Murder of Mexican film students by criminal gang sparks anti-government protests

Apr 26, 2018 | 0 comments

Javier Salomon Aceves Gastelum, Daniel Diaz, and Marco Avalos were kidnapped on March 19 while they were filming a school project in Tonala, Jalisco.

Mexican university students are taking to the streets, demanding that the government go after criminal gangs they say murder with impunity. Student leaders claim that the government is intimidated by gangs and cartels and fails to mount effective investigations and prosecutions.

The protests stem from the deaths of three film students, whose genetic remains were found earlier this month in the western Jalisco state. After the students were killed, police say their bodies were dissolved in acid.

The male students, all in their 20s, were kidnapped on March 19 while they were filming a school project in the town of Tonala. Reports in local media say they were seized by a group of men disguised as police when their car broke down on a motorway. The film project reportedly focused on drug violence in Jalisco.

University protest government inaction in murder of film students.

According to state prosecutor, Javier Salomon Aceves Gastelum, Daniel Diaz, and Marco Avalos were killed by members of the New Generation Jalisco Cartel – one of Mexico’s most powerful criminal gangs.

Raul Sanchez said their bodies were doused with acid to leave them unrecognizable, but forensic investigators matched samples found from a farm with the DNA of at least two of them.

Protests have been called in several cities of the Latin American country where nearly 8,000 people have been killed since the start of 2018. After several years when the murder rate dropped in Mexico, it has soared upward since 2016.

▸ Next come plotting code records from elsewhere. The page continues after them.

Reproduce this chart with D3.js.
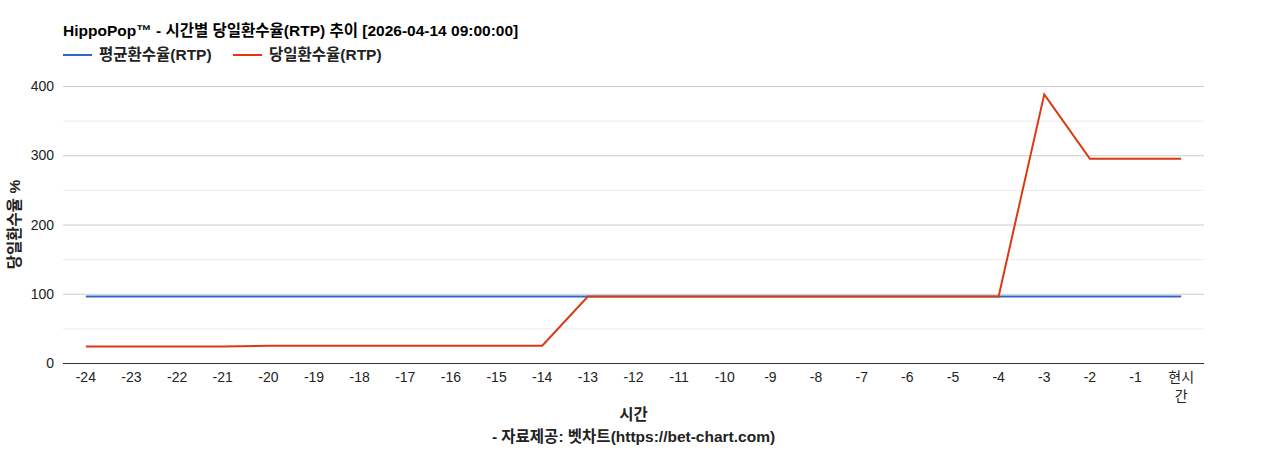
<!DOCTYPE html>
<html>
<head>
<meta charset="utf-8">
<script src="https://cdn.jsdelivr.net/npm/d3@7"></script>
<style>
  body { margin: 0; background: #fff; }
  text { font-family: Arial, "Liberation Sans", "Noto Sans CJK KR", sans-serif; }
</style>
</head>
<body>
<svg id="chart" width="1268" height="450"></svg>
<script>
// categories (hours before now)
var hours = ["-24","-23","-22","-21","-20","-19","-18","-17","-16","-15","-14","-13","-12",
  "-11","-10","-9","-8","-7","-6","-5","-4","-3","-2","-1","현시간"];
var avgRtp = [96,96,96,96,96,96,96,96,96,96,96,96,96,96,96,96,96,96,96,96,96,96,96,96,96];
var dayRtp = [24,24,24,24,25,25,25,25,25,25,25,96,96,96,96,96,96,96,96,96,96,388,295,295,295];
var yTicks = [0,100,200,300,400];
var yMinor = [50,150,250,350];
var seriesNames = ["평균환수율(RTP)", "당일환수율(RTP)"];
var seriesColors = ["#3366cc", "#dc3912"];

var svg = d3.select("#chart"),
  margin = {top: 86, right: 64, bottom: 87, left: 63},
  width = +svg.attr("width") - margin.left - margin.right,
  height = +svg.attr("height") - margin.top - margin.bottom;

var x = d3.scalePoint().domain(hours).range([0, width]).padding(0.5),
  y = d3.scaleLinear().domain([0, 400]).range([height, 0]);

var boldSize = 15.5;

// title
svg.append("text")
  .attr("x", 63).attr("y", 36)
  .attr("font-size", boldSize).attr("font-weight", "bold").attr("fill", "#000")
  .text("HippoPop™ - 시간별 당일환수율(RTP) 추이 [2026-04-14 09:00:00]");

// legend
var lx = [63, 233];
seriesNames.forEach(function(name, i) {
  svg.append("line")
    .attr("x1", lx[i]).attr("x2", lx[i] + 29)
    .attr("y1", 55).attr("y2", 55)
    .attr("stroke", seriesColors[i]).attr("stroke-width", 2);
  svg.append("text")
    .attr("x", lx[i] + 36).attr("y", 60)
    .attr("font-size", boldSize).attr("font-weight", "bold").attr("fill", "#222")
    .text(name);
});

var g = svg.append("g")
  .attr("transform", "translate(" + margin.left + "," + margin.top + ")");

// gridlines
g.selectAll(".minor").data(yMinor).enter().append("line")
  .attr("x1", 0).attr("x2", width)
  .attr("y1", function(d) { return y(d) + 0.5; })
  .attr("y2", function(d) { return y(d) + 0.5; })
  .attr("stroke", "#ebebeb");
g.selectAll(".major").data(yTicks.slice(1)).enter().append("line")
  .attr("x1", 0).attr("x2", width)
  .attr("y1", function(d) { return y(d) + 0.5; })
  .attr("y2", function(d) { return y(d) + 0.5; })
  .attr("stroke", "#cccccc");

// y tick labels
g.selectAll(".ylab").data(yTicks).enter().append("text")
  .attr("x", -9).attr("y", function(d) { return y(d) + 5; })
  .attr("text-anchor", "end").attr("font-size", 14).attr("fill", "#222")
  .text(function(d) { return d; });

// x axis baseline
g.append("line")
  .attr("x1", 0).attr("x2", width)
  .attr("y1", height + 0.5).attr("y2", height + 0.5)
  .attr("stroke", "#333");

// x tick labels ("현시간" wraps onto two lines)
g.selectAll(".xlab").data(hours).enter().append("text")
  .attr("x", function(d) { return x(d); })
  .attr("y", height + 19)
  .attr("text-anchor", "middle").attr("font-size", 14).attr("fill", "#222")
  .each(function(d) {
    var t = d3.select(this);
    if (isNaN(+d)) {
      t.append("tspan").attr("x", x(d)).attr("dy", 0).text(d.slice(0, 2));
      t.append("tspan").attr("x", x(d)).attr("dy", 19).text(d.slice(2));
    } else {
      t.text(d);
    }
  });

// lines
var line = d3.line()
  .x(function(d, i) { return x(hours[i]); })
  .y(function(d) { return y(d); });

[avgRtp, dayRtp].forEach(function(s, i) {
  g.append("path")
    .datum(s)
    .attr("fill", "none")
    .attr("stroke", seriesColors[i])
    .attr("stroke-width", 2)
    .attr("d", line);
});

// axis titles
svg.append("text")
  .attr("x", margin.left + width / 2).attr("y", 420)
  .attr("text-anchor", "middle").attr("font-size", boldSize).attr("font-weight", "bold").attr("fill", "#222")
  .text("시간");
svg.append("text")
  .attr("x", margin.left + width / 2).attr("y", 442)
  .attr("text-anchor", "middle").attr("font-size", boldSize).attr("font-weight", "bold").attr("fill", "#222")
  .text("- 자료제공: 벳차트(https://bet-chart.com)");
svg.append("text")
  .attr("transform", "translate(20," + (margin.top + height / 2) + ") rotate(-90)")
  .attr("text-anchor", "middle").attr("font-size", boldSize).attr("font-weight", "bold").attr("fill", "#222")
  .text("당일환수율 %");
</script>
</body>
</html>
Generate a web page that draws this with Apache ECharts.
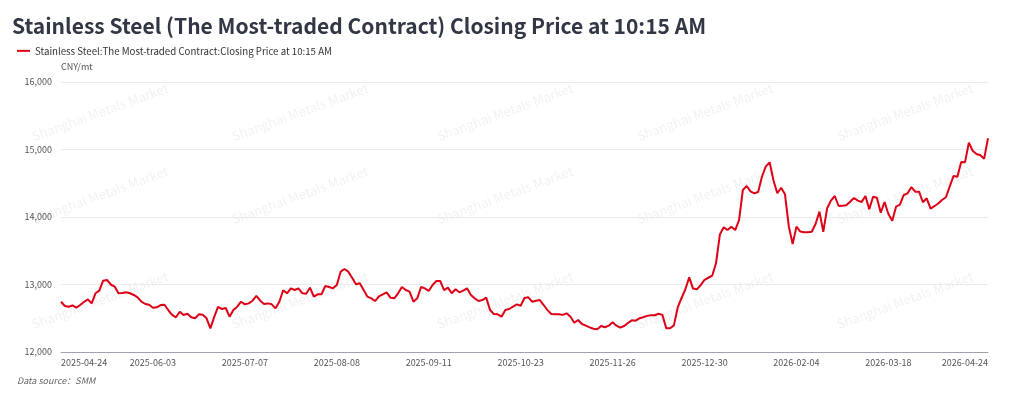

Activists dressed in black held a vigil outside of the house of Jalisco’s governor, Aristoteles Sandoval, which was surrounded by anti-riot police.

A great part of the protesters is refusing to believe the government’s version of the event, and comparing it to the “historical truth” given by Mexico’s prosecutor about the 43 students that have been missing since 2014.

The Guerrero state prosecutor, in that case, said that the students had been handed by corrupt local police to a criminal gang, who killed them and burned their bodies.

More than 200,000 people have been killed or have disappeared since Mexico’s government declared war on organized crime in December 2006. The military offensive has led to the destruction of some drug gangs, and the emergence of new splinter groups.